> WORK INSTRUCTIONS: Reproduce, character for character, the entries from their opening line through the line with "return (H - MB - p) / PH".

Records excerpted from a collection:
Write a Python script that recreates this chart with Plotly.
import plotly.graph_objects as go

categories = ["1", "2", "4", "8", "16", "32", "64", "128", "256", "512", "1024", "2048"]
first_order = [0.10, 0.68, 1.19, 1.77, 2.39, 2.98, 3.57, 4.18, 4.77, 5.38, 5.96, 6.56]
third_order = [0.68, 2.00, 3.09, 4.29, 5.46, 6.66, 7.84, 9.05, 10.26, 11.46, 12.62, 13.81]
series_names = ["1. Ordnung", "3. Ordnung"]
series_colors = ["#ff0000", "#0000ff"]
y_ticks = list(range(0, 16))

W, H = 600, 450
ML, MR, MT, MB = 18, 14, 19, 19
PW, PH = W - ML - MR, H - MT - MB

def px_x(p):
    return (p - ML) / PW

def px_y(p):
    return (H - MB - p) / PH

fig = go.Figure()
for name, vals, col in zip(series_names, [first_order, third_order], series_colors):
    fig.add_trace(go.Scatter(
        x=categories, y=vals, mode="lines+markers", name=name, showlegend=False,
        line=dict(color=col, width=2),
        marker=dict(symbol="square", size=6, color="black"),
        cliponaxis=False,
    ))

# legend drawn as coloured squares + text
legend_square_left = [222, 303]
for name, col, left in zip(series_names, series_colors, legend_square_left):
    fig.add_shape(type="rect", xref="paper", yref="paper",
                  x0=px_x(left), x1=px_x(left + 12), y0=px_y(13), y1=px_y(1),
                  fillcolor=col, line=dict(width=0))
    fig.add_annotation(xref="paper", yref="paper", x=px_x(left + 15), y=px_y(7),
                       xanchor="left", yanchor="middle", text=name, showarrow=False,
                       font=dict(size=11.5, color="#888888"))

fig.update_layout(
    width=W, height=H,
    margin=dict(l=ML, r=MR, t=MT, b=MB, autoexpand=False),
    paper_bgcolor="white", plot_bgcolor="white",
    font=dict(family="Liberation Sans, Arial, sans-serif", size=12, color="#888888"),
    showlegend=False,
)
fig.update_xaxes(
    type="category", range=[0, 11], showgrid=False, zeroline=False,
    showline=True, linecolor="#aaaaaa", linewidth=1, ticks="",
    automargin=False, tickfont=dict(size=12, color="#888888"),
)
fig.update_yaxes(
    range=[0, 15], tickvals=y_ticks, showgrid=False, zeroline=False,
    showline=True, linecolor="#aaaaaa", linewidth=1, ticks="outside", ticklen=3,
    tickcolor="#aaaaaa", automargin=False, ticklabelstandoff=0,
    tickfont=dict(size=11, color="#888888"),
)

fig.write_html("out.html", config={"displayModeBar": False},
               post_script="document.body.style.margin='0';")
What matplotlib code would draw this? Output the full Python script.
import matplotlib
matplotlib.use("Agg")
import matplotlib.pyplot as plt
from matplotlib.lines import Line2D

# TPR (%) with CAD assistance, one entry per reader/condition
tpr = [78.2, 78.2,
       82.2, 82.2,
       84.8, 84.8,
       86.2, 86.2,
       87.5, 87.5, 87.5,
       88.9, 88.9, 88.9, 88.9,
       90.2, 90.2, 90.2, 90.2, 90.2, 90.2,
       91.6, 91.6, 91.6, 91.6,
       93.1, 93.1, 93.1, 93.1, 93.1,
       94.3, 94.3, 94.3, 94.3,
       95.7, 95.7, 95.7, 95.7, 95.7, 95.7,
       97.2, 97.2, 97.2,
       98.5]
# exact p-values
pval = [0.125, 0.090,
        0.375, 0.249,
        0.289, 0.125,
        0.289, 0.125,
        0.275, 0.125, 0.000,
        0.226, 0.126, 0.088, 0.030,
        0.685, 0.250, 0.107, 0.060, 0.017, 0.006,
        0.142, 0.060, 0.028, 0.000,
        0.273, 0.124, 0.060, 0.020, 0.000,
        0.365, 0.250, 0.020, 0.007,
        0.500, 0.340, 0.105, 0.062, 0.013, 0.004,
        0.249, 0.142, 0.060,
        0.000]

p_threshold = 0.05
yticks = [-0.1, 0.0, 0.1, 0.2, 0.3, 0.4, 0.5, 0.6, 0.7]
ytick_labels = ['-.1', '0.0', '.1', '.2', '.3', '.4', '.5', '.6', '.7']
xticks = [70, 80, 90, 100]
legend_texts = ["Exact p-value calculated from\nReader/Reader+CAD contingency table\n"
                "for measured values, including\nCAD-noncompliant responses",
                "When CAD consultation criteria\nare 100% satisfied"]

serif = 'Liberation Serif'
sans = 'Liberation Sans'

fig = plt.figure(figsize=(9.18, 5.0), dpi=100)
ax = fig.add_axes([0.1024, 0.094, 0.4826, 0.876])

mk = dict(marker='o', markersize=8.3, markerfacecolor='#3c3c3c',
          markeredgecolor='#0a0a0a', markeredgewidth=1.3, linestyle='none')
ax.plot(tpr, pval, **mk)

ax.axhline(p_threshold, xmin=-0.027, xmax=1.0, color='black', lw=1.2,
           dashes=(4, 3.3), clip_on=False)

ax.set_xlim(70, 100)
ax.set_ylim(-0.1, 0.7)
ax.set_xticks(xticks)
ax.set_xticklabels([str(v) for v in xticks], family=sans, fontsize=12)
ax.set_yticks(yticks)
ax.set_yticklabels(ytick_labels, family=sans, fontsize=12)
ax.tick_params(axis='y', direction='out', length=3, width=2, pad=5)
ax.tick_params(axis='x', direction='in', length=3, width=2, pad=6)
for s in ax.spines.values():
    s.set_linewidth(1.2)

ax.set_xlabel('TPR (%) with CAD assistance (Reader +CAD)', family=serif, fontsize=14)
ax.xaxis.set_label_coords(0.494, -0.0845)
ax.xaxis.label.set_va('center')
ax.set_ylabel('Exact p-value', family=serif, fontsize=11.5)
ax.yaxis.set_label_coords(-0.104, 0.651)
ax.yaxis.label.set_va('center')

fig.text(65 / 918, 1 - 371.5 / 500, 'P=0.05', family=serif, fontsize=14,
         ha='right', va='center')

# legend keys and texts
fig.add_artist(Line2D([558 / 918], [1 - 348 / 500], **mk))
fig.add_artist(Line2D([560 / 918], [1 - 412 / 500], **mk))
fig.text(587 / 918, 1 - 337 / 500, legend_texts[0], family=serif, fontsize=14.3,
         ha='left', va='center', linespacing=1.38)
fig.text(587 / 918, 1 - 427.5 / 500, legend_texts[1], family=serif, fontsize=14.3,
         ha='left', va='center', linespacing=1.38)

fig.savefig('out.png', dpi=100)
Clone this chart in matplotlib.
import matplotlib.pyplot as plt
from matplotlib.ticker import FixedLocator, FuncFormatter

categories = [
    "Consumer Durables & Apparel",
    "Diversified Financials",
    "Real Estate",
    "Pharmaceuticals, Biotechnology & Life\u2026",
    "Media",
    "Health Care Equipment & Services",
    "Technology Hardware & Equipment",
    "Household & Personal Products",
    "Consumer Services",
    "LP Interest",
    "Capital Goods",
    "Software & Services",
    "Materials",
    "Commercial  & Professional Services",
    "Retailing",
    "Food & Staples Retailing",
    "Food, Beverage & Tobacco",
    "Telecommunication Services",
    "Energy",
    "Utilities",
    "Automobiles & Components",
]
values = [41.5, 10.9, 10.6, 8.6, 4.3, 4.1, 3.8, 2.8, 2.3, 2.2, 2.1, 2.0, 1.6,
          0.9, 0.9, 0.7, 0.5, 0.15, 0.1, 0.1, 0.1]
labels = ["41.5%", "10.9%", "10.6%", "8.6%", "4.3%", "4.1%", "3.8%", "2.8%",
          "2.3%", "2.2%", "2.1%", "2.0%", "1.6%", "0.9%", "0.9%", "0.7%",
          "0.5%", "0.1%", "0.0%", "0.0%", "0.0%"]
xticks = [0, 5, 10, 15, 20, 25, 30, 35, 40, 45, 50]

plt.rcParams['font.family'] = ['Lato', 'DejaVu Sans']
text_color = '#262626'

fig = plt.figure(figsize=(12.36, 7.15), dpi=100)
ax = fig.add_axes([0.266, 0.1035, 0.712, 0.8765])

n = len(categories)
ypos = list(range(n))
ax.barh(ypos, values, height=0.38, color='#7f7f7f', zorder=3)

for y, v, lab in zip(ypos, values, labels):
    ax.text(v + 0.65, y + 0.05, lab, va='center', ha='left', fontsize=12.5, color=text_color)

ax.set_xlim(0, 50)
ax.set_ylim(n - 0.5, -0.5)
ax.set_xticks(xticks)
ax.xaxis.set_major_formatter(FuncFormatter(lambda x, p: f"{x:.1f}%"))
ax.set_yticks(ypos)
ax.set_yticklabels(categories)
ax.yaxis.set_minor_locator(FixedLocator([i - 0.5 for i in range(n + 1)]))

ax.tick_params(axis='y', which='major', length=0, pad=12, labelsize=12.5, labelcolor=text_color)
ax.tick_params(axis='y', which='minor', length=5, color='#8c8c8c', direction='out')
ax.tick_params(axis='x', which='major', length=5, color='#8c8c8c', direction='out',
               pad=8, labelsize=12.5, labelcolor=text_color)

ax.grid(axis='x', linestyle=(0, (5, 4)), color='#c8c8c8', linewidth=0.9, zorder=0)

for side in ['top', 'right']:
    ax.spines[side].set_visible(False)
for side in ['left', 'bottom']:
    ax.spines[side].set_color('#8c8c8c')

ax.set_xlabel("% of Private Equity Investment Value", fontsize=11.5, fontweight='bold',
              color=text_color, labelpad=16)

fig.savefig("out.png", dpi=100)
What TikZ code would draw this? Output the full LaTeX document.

> ANSWER TO THE TASK:
Write a Python script that recreates this chart with Plotly.
import plotly.graph_objects as go

categories = ["1", "2", "4", "8", "16", "32", "64", "128", "256", "512", "1024", "2048"]
first_order = [0.10, 0.68, 1.19, 1.77, 2.39, 2.98, 3.57, 4.18, 4.77, 5.38, 5.96, 6.56]
third_order = [0.68, 2.00, 3.09, 4.29, 5.46, 6.66, 7.84, 9.05, 10.26, 11.46, 12.62, 13.81]
series_names = ["1. Ordnung", "3. Ordnung"]
series_colors = ["#ff0000", "#0000ff"]
y_ticks = list(range(0, 16))

W, H = 600, 450
ML, MR, MT, MB = 18, 14, 19, 19
PW, PH = W - ML - MR, H - MT - MB

def px_x(p):
    return (p - ML) / PW

def px_y(p):
    return (H - MB - p) / PH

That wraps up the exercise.